Aktuellere Gefühle kommen später mit dem Lied „Nicht meins“ auf, kein Wunder bei dem Text, der vielleicht gerade im Osten politische Reflexe auslösen könnte: „Das ist nicht mein Land, das ist nicht meine Welt, das sind nicht meine Grenzen, die ihr schützen wollt, das ist nicht meins.“ Gemeint ist das aber Anna R.-typisch eher humanitär-universell, was mit Marlene Dietrichs „Sag mir wo die Blumen sind“ und Anna R.s „Meer voller Seelen“ doppelt unterstrichen wird. Hier entfaltete die 53-Jährige ihre ganze Sangeskraft.

Allerdings durfte man froh sein, dass ihre kraftvolle Stimme gegenüber dem Klang-Geflecht aus Gitarre, Bass, zwei Keyboards und einem hinter Plexiglas versteckten, gezähmten Schlagzeug dominierte. Denn der Schlachthof-Instrumentalsound hatte schon bessere Abende.

Ein perfektes Gegenmittel gegen den fast lähmenden Weichklang stand aber schon lange parat: die Harfe des paraguayischen Musikers Alberto Sánchez. Nach über weite Strecken eher einfacher Tamburin-Arbeit spielte er solo auf seinem bunt verzierten Instrument das „Glockenspiel“, die inoffizielle Hymne seines Heimatlandes. Nach dieser virtuosen Fingerakrobatik erwachte der ganze Saal aus einer leichten Starre und es konnte endlich richtig losgehen mit dem Konzert.

Zum Beispiel mit „Augen zu“ und gesanglicher Unterstützung der Vorband Zweikanalton.

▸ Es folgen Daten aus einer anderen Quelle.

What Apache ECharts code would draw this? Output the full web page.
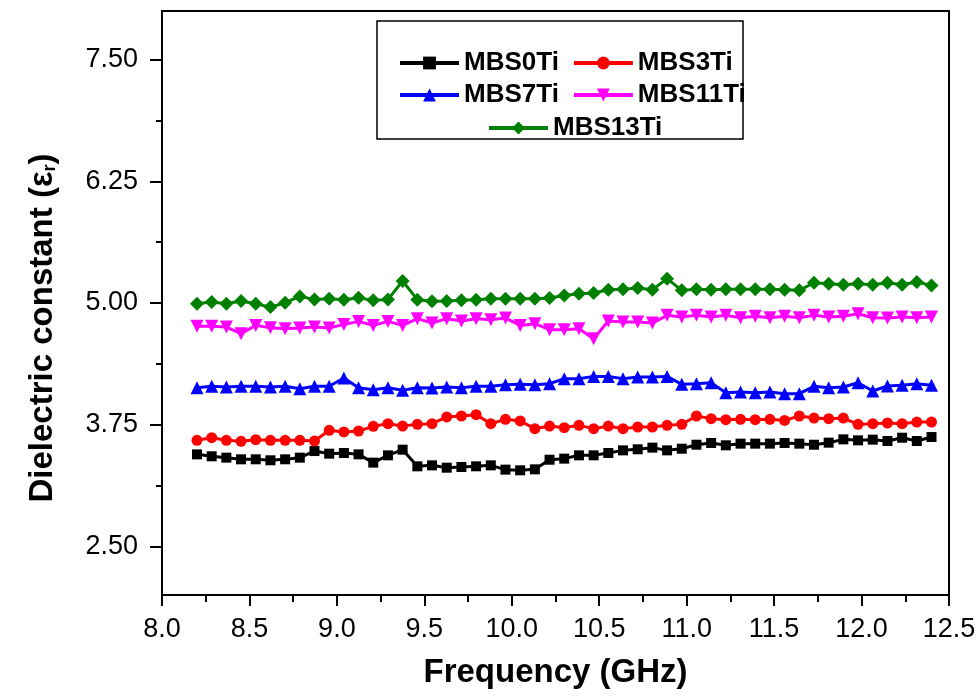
<!DOCTYPE html>
<html>
<head>
<meta charset="utf-8">
<script src="https://cdn.jsdelivr.net/npm/echarts@6/dist/echarts.min.js"></script>
<style>
  html, body { margin: 0; padding: 0; background: #fff; }
  #grafico { width: 979px; height: 698px; }
</style>
</head>
<body>
<div id="grafico"></div>
<script>
const frecuencias = [8.2, 8.284, 8.368, 8.452, 8.536, 8.62, 8.704, 8.788, 8.872, 8.956,
    9.04, 9.124, 9.208, 9.292, 9.376, 9.46, 9.544, 9.628, 9.712, 9.796,
    9.88, 9.964, 10.048, 10.132, 10.216, 10.3, 10.384, 10.468, 10.552, 10.636,
    10.72, 10.804, 10.888, 10.972, 11.056, 11.14, 11.224, 11.308, 11.392, 11.476,
    11.56, 11.644, 11.728, 11.812, 11.896, 11.98, 12.064, 12.148, 12.232, 12.316, 12.4];

const mbs0 = [3.445, 3.425, 3.411, 3.394, 3.394, 3.384, 3.394, 3.411, 3.479, 3.452,
    3.459, 3.445, 3.360, 3.435, 3.493, 3.322, 3.332, 3.308, 3.315, 3.322,
    3.332, 3.288, 3.281, 3.291, 3.390, 3.401, 3.435, 3.435, 3.459, 3.486,
    3.497, 3.514, 3.486, 3.503, 3.544, 3.562, 3.538, 3.555, 3.555, 3.555,
    3.562, 3.555, 3.544, 3.565, 3.599, 3.589, 3.596, 3.582, 3.616, 3.582, 3.623];

const mbs3 = [3.589, 3.616, 3.589, 3.579, 3.596, 3.589, 3.589, 3.589, 3.582, 3.692,
    3.675, 3.685, 3.733, 3.760, 3.736, 3.753, 3.760, 3.829, 3.839, 3.853,
    3.760, 3.805, 3.788, 3.709, 3.736, 3.719, 3.743, 3.709, 3.736, 3.709,
    3.726, 3.726, 3.743, 3.753, 3.839, 3.812, 3.801, 3.805, 3.801, 3.805,
    3.794, 3.839, 3.818, 3.812, 3.818, 3.753, 3.760, 3.767, 3.760, 3.777, 3.777];

const mbs7 = [4.130, 4.144, 4.137, 4.144, 4.144, 4.137, 4.144, 4.120, 4.144, 4.144,
    4.229, 4.130, 4.109, 4.130, 4.103, 4.130, 4.126, 4.137, 4.130, 4.144,
    4.144, 4.161, 4.164, 4.161, 4.171, 4.222, 4.222, 4.246, 4.246, 4.222,
    4.239, 4.239, 4.246, 4.164, 4.171, 4.181, 4.079, 4.085, 4.079, 4.085,
    4.068, 4.068, 4.144, 4.130, 4.137, 4.181, 4.096, 4.147, 4.154, 4.171, 4.154];

const mbs11 = [4.760, 4.760, 4.753, 4.685, 4.770, 4.746, 4.736, 4.743, 4.753, 4.743,
    4.780, 4.811, 4.770, 4.811, 4.770, 4.839, 4.794, 4.839, 4.815, 4.839,
    4.828, 4.845, 4.770, 4.787, 4.726, 4.726, 4.736, 4.633, 4.815, 4.804,
    4.804, 4.794, 4.873, 4.856, 4.873, 4.856, 4.873, 4.849, 4.863, 4.849,
    4.863, 4.849, 4.873, 4.856, 4.863, 4.890, 4.849, 4.845, 4.856, 4.849, 4.856];

const mbs13 = [4.993, 5.010, 4.993, 5.020, 4.993, 4.958, 5.003, 5.068, 5.037, 5.044,
    5.034, 5.054, 5.027, 5.037, 5.226, 5.034, 5.017, 5.020, 5.027, 5.034,
    5.044, 5.044, 5.044, 5.044, 5.051, 5.078, 5.095, 5.102, 5.136, 5.140,
    5.154, 5.136, 5.250, 5.130, 5.140, 5.136, 5.140, 5.140, 5.140, 5.140,
    5.136, 5.130, 5.208, 5.198, 5.188, 5.198, 5.188, 5.208, 5.188, 5.215, 5.181];

const ticksY = [2.5, 3.75, 5.0, 6.25, 7.5];
const ticksMenoresY = [3.125, 4.375, 5.625, 6.875];

const fuente = "'Liberation Sans', Arial, sans-serif";

function serie(nombre, datos, color, simbolo, tam, rot) {
    return {
        name: nombre,
        type: 'line',
        data: frecuencias.map((f, i) => [f, datos[i]]),
        symbol: simbolo,
        symbolSize: tam,
        symbolRotate: rot || 0,
        showSymbol: true,
        lineStyle: { color: color, width: 3 },
        itemStyle: { color: color },
        animation: false
    };
}

function leyenda(datos, left, top) {
    return {
        data: datos,
        left: left,
        top: top,
        itemWidth: 59,
        itemHeight: 16,
        itemGap: 13,
        lineStyle: { width: 4 },
        textStyle: { fontFamily: fuente, fontWeight: 'bold', fontSize: 26, color: '#000' }
    };
}

let grafico = echarts.init(document.getElementById('grafico'));

let option = {
    backgroundColor: '#fff',
    animation: false,
    grid: {
        left: 162, top: 11, right: 30, bottom: 103,
        show: true, borderColor: '#000', borderWidth: 2
    },
    legend: [
        leyenda(['MBS0Ti', 'MBS3Ti'], 393, 45),
        leyenda(['MBS7Ti', 'MBS11Ti'], 393, 77),
        leyenda(['MBS13Ti'], 482, 110)
    ],
    graphic: [
        {
            type: 'rect',
            shape: { x: 377, y: 21, width: 366, height: 118 },
            style: { fill: 'transparent', stroke: '#000', lineWidth: 1.5 },
            z: 1
        },
        {
            type: 'text',
            x: 43,
            y: 328,
            rotation: Math.PI / 2,
            style: {
                text: 'Dielectric constant (ε{sub|r})',
                fontFamily: fuente,
                fontWeight: 'bold',
                fontSize: 33,
                fill: '#000',
                align: 'center',
                verticalAlign: 'middle',
                rich: {
                    sub: { fontFamily: fuente, fontWeight: 'bold', fontSize: 18, verticalAlign: 'bottom', padding: [12, 0, 0, 0] }
                }
            }
        }
    ],
    xAxis: {
        type: 'value',
        min: 8,
        max: 12.5,
        interval: 0.5,
        name: 'Frequency (GHz)',
        nameLocation: 'middle',
        nameGap: 61,
        nameTextStyle: { fontFamily: fuente, fontWeight: 'bold', fontSize: 33, color: '#000' },
        axisLine: { lineStyle: { color: '#000', width: 2 } },
        axisTick: { length: 11, lineStyle: { color: '#000', width: 2 } },
        minorTick: { show: true, splitNumber: 2, length: 7, lineStyle: { color: '#000', width: 2 } },
        axisLabel: {
            margin: 21,
            fontFamily: fuente,
            fontSize: 27,
            color: '#000',
            formatter: v => v.toFixed(1)
        },
        splitLine: { show: false }
    },
    yAxis: [
        {
            type: 'value',
            min: 2,
            max: 8,
            axisLine: { show: true, lineStyle: { color: '#000', width: 2 } },
            axisTick: { show: true, customValues: ticksY, length: 12, lineStyle: { color: '#000', width: 2 } },
            axisLabel: {
                customValues: ticksY,
                margin: 24,
                fontFamily: fuente,
                fontSize: 27,
                color: '#000',
                formatter: v => v.toFixed(2)
            },
            splitLine: { show: false }
        },
        {
            type: 'value',
            min: 2,
            max: 8,
            position: 'left',
            axisLine: { show: false },
            axisTick: { show: true, customValues: ticksMenoresY, length: 6, lineStyle: { color: '#000', width: 2 } },
            axisLabel: { show: false },
            splitLine: { show: false }
        }
    ],
    series: [
        serie('MBS0Ti', mbs0, '#000000', 'rect', 10),
        serie('MBS3Ti', mbs3, '#ff0000', 'circle', 11),
        serie('MBS7Ti', mbs7, '#0000ff', 'triangle', 13),
        serie('MBS11Ti', mbs11, '#ff00ff', 'triangle', 13, 180),
        serie('MBS13Ti', mbs13, '#008000', 'diamond', 14)
    ]
};

grafico.setOption(option);
</script>
</body>
</html>
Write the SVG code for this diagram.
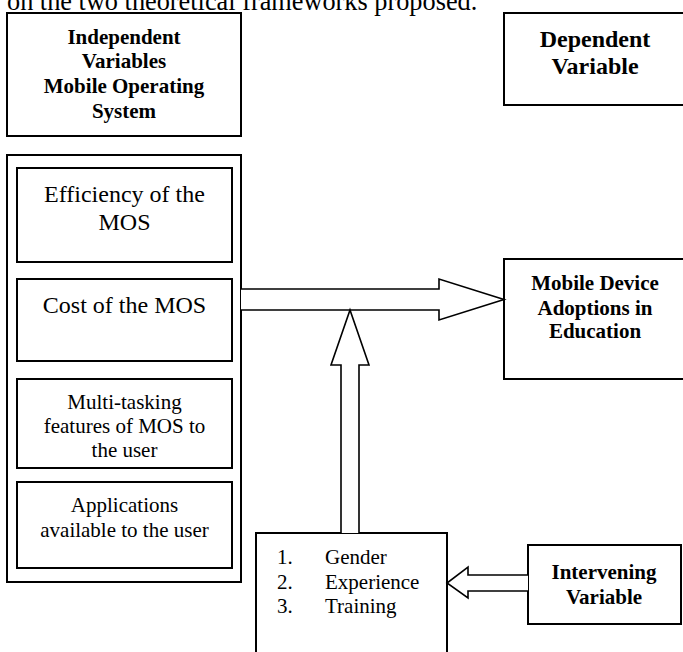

Auf dem neuen Album „König:in“ macht das der Ex-H-Blockx-Sänger Henning Wehland. Dann erklingt das Selbstfindungs-Titellied „Die Astronautin“. Anna R. scheint damit endgültig bei sich angekommen zu sein und kann jetzt keck ins Publikum fragen: „Wer von Euch ist König:in?“ – verhaltene Reaktionen. „Jeder kann eine König:in sein“, sagt sie mutmachend und kritisiert damit zugleich das Gendern als ungeeignetes Mittel der Geschlechterverständigung. Im Titellied „Königin“, ist das „:in“ nicht vorgesehen.

Bei aller Musikpolitik, gegen Ende wurde es wieder Zeit, sich mit „Nur einmal noch“ nicht gleich das Land, aber zumindest den harmonischen Rosenstolz zurückzuholen.
Das zufriedene Sitzpublikum wird zum seligen Steh-Publikum und bekommt von Anna R. noch eine seltsam vertraute „Gute Nacht“ gewünscht. Und man fragt sich, ob man am nächsten Morgen nicht an der Elbe, sondern an der Bedrich Smetanas „Moldau“ aufwachen wird.